The changes brought about by Health Care Reform also effect earlier legislation. The proposed 90 days regulations contained information involving these changes which have very little to do with the 90 day regulations, themselves.

  1. Pre-existing Condition Limitations. In preparation for 2014 and the elimination of pre-existing limitations, the proposed rules indicate that insurers must still provide certificates of creditable coverage in 2014. Although the 30 hour/90 day rules are effective on January 1, 2014, the demise of the pre-existing condition exclusion will occur on the first day of the plan year beginning in 2014. Fiscal year plans may contain pre-existing condition requirements for the remainder of its 2013 plan year.
  2. HMO Affiliation Periods. For plan years beginning in 2014, with the removal of pre-existing condition limitations, HMOs may no longer require Affiliation Periods.
  3. Late Entrants and Special Open Enrollments.

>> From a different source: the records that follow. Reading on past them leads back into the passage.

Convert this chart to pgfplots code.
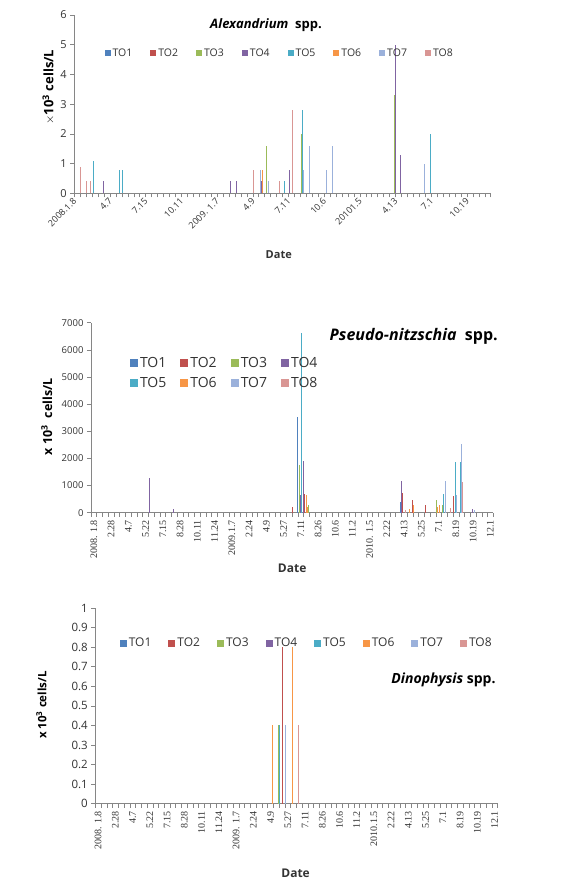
\documentclass[border=0pt]{standalone}
\usepackage{fontspec}
\setmainfont{Open Sans}
\newfontfamily\serifticks{Liberation Serif}
\usepackage{pgfplots}
\pgfplotsset{compat=1.18}
\definecolor{cA}{HTML}{4F81BD}
\definecolor{cB}{HTML}{C0504D}
\definecolor{cC}{HTML}{9BBB59}
\definecolor{cD}{HTML}{8064A2}
\definecolor{cE}{HTML}{4BACC6}
\definecolor{cF}{HTML}{F79646}
\definecolor{cG}{HTML}{9BB1DB}
\definecolor{cH}{HTML}{D99694}
\definecolor{axgrey}{HTML}{868686}
\definecolor{txt}{HTML}{333333}
\pgfplotsset{
  exstyle/.style={
    scale only axis,
    axis x line=bottom, axis y line=left,
    axis line style={-, color=axgrey, line width=0.6pt},
    xmin=-0.5, xmax=69.5, ymin=0,
    tick align=outside,
    major tick length=4pt, minor tick length=4pt,
    every major x tick/.append style={draw=none},
    every minor x tick/.append style={draw=axgrey, line width=0.5pt},
    every major y tick/.append style={draw=axgrey, line width=0.5pt},
    minor xtick={-0.5,0.5,...,69.5},
    /pgf/number format/assume math mode=true,
    /pgf/number format/1000 sep={},
    yticklabel style={font=\fontsize{11}{13}\selectfont, text=txt},
    legend style={draw=none, fill=none, text=txt},
    xlabel={Date}, 
    xlabel style={font=\bfseries\fontsize{11}{13}\selectfont, text=txt},
    ylabel style={font=\bfseries\fontsize{11}{13}\selectfont, text=black, anchor=center},
    clip=false,
  },
  bars/.style={ycomb, mark=none, line width=0.9pt},
}
\begin{document}
\begin{tikzpicture}
\useasboundingbox (0pt,0pt) rectangle (565pt,885pt);
% ---------------- Panel 1: Alexandrium ----------------
\begin{axis}[exstyle,
  at={(74.3pt,691.7pt)}, anchor=south west,
  width=416.4pt, height=178.3pt,
  ymax=6, ytick={0,1,...,6},
  xtick={0,6,...,66},
  xticklabels={2008.1.8,4.7,7.15,10.11,{2009. 1.7},4.9,7.11,10.6,20101.5,4.13,7.1,10.19},
  xticklabel style={rotate=45, anchor=east, font=\fontsize{9}{11}\selectfont, text=txt},
  xlabel style={at={(axis description cs:0.491,-0.346)}, anchor=center},
  ylabel={$\times$10\textsuperscript{3} cells/L},
  ylabel style={at={(axis description cs:-0.062,0.596)}, font=\bfseries\fontsize{13}{15}\selectfont},
  legend columns=8,
  legend image code/.code={\fill[#1,draw=none] (0pt,-3pt) rectangle (6pt,3pt);},
  legend style={at={(axis description cs:0.065,0.787)}, anchor=west,
    font=\fontsize{10.5}{12}\selectfont,
    /tikz/every even column/.append style={column sep=16pt}},
]
\addlegendimage{cA}
\addlegendentry{TO1}
\addlegendimage{cB}
\addlegendentry{TO2}
\addplot[bars, cC] coordinates {(31.84,1.6) (37.72,2.0) (53.35,3.3)};
\addlegendentry{TO3}
\addplot[bars, cD] coordinates {(4.44,0.4) (25.79,0.4) (26.73,0.4) (30.88,0.4) (35.70,0.8) (53.45,5.0) (54.36,1.3)};
\addlegendentry{TO4}
\addplot[bars, cE] coordinates {(2.64,1.1) (7.06,0.8) (7.57,0.8) (34.86,0.4) (37.82,2.8) (59.29,2.0)};
\addlegendentry{TO5}
\addplot[bars, cF] coordinates {(31.16,0.8)};
\addlegendentry{TO6}
\addplot[bars, cG] coordinates {(30.71,0.8) (32.22,0.4) (38.10,0.8) (39.00,1.6) (41.92,0.8) (42.93,1.6) (58.44,1.0)};
\addlegendentry{TO7}
\addplot[bars, cH] coordinates {(0.58,0.87) (1.58,0.4) (2.26,0.4) (29.65,0.8) (33.95,0.4) (36.21,2.8)};
\addlegendentry{TO8}
\end{axis}
\node[font=\bfseries\fontsize{13}{15}\selectfont] at (266pt,860pt) {\textit{Alexandrium}\ \ spp.};
% ---------------- Panel 2: Pseudo-nitzschia ----------------
\begin{axis}[exstyle,
  at={(91pt,372.3pt)}, anchor=south west,
  width=402.3pt, height=190pt,
  ymax=7000, ytick={0,1000,...,7000},
  yticklabel style={font=\fontsize{9.5}{11}\selectfont},
  xtick={0,3,...,69},
  xticklabels={{2008. 1.8},2.28,4.7,5.22,7.15,8.28,10.11,11.24,2009.1.7,2.24,4.9,5.27,7.11,8.26,10.6,11.2,{2010. 1.5},2.22,4.13,5.25,7.1,8.19,10.19,12.1},
  xticklabel style={rotate=90, anchor=east, font=\serifticks\fontsize{10}{12}\selectfont, text=txt},
  xlabel style={at={(axis description cs:0.5,-0.293)}, anchor=center, font=\bfseries\fontsize{12}{14}\selectfont},
  ylabel={x 10\textsuperscript{3}\ \ cells/L},
  ylabel style={at={(axis description cs:-0.11,0.505)}, font=\bfseries\fontsize{12.5}{14}\selectfont},
  legend columns=4,
  legend image code/.code={\fill[#1,draw=none] (0pt,-4pt) rectangle (8pt,4pt);},
  legend style={at={(axis description cs:0.089,0.84)}, anchor=north west,
    font=\fontsize{14}{16}\selectfont, row sep=4pt,
    /tikz/every even column/.append style={column sep=12pt}},
]
\addplot[bars, cA] coordinates {(35.5,3530) (53.3,390)};
\addlegendentry{TO1}
\addplot[bars, cB] coordinates {(9.73,600) (34.6,200) (36.7,700) (53.7,740) (55.5,450) (57.7,280) (62.6,630)};
\addlegendentry{TO2}
\addplot[bars, cC] coordinates {(35.7,1750) (37.4,300) (59.6,480) (60.7,300)};
\addlegendentry{TO3}
\addplot[bars, cD] coordinates {(9.6,1280) (13.8,120) (35.9,650) (36.5,1900) (53.5,1180) (65.9,120)};
\addlegendentry{TO4}
\addplot[bars, cE] coordinates {(36.05,6630) (60.8,700) (62.9,1850) (63.7,1850)};
\addlegendentry{TO5}
\addplot[bars, cF] coordinates {(37.0,650) (37.2,200) (54.9,150) (55.6,270) (59.85,200) (60.1,300)};
\addlegendentry{TO6}
\addplot[bars, cG] coordinates {(61.1,1150) (63.05,650) (63.9,2540) (66.3,100)};
\addlegendentry{TO7}
\addplot[bars, cH] coordinates {(54.3,100) (62.1,180) (64.1,1120)};
\addlegendentry{TO8}
\end{axis}
\node[font=\bfseries\fontsize{16}{18}\selectfont] at (413.7pt,548.3pt) {\textit{Pseudo-nitzschia}\ \ spp.};
% ---------------- Panel 3: Dinophysis ----------------
\begin{axis}[exstyle,
  at={(95.3pt,81.3pt)}, anchor=south west,
  width=402.2pt, height=195.7pt,
  ymax=1, ytick={0,0.1,...,1.0},
  yticklabel style={font=\fontsize{11.5}{13}\selectfont, /pgf/number format/fixed},
  xtick={0,3,...,69},
  xticklabels={{2008. 1.8},2.28,4.7,5.22,7.15,8.28,10.11,11.24,{2009. 1.7},2.24,4.9,5.27,7.11,8.26,10.6,11.2,2010.1.5,2.22,4.13,5.25,7.1,8.19,10.19,12.1},
  xticklabel style={rotate=90, anchor=east, font=\serifticks\fontsize{10}{12}\selectfont, text=txt},
  xlabel style={at={(axis description cs:0.498,-0.356)}, anchor=center, font=\bfseries\fontsize{12}{14}\selectfont},
  ylabel={x 10\textsuperscript{3} cells/L},
  ylabel style={at={(axis description cs:-0.134,0.504)}, font=\bfseries\fontsize{11.5}{13}\selectfont},
  legend columns=8,
  legend image code/.code={\fill[#1,draw=none] (0pt,-3.5pt) rectangle (7pt,3.5pt);},
  legend style={at={(axis description cs:0.053,0.82)}, anchor=west,
    font=\fontsize{12}{14}\selectfont,
    /tikz/every even column/.append style={column sep=15pt}},
]
\addlegendimage{cA}
\addlegendentry{TO1}
\addplot[bars, cB] coordinates {(32.09,0.8)};
\addlegendentry{TO2}
\addplot[bars, cC] coordinates {(31.45,0.4)};
\addlegendentry{TO3}
\addlegendimage{cD}
\addlegendentry{TO4}
\addplot[bars, cE] coordinates {(31.62,0.4)};
\addlegendentry{TO5}
\addplot[bars, cF] coordinates {(30.28,0.4) (33.76,0.8)};
\addlegendentry{TO6}
\addplot[bars, cG] coordinates {(32.67,0.4)};
\addlegendentry{TO7}
\addplot[bars, cH] coordinates {(34.80,0.4)};
\addlegendentry{TO8}
\end{axis}
\node[font=\bfseries\fontsize{14}{16}\selectfont] at (443.5pt,205pt) {\textit{Dinophysis} spp.};
\end{tikzpicture}
\end{document}
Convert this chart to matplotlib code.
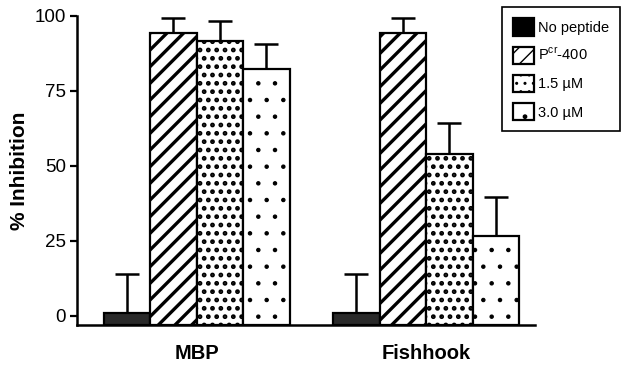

In general, under HIPAA, individuals who lose other medical coverage may join a spouse’s plan as long as they do so within 30 days of the loss of other coverage, without being subject to a 90 day waiting period. Similarly, if individuals first eligible to obtain coverage decline coverage, they will be eligible at the next open enrollment without being subject to a new 90 day waiting period.

Applicability of These Regulations

The 90 day rules and their regulations apply to plan years beginning on or after January 1, 2014 and apply to both grandfathered and non-grandfathered plans as well as health plan issuers.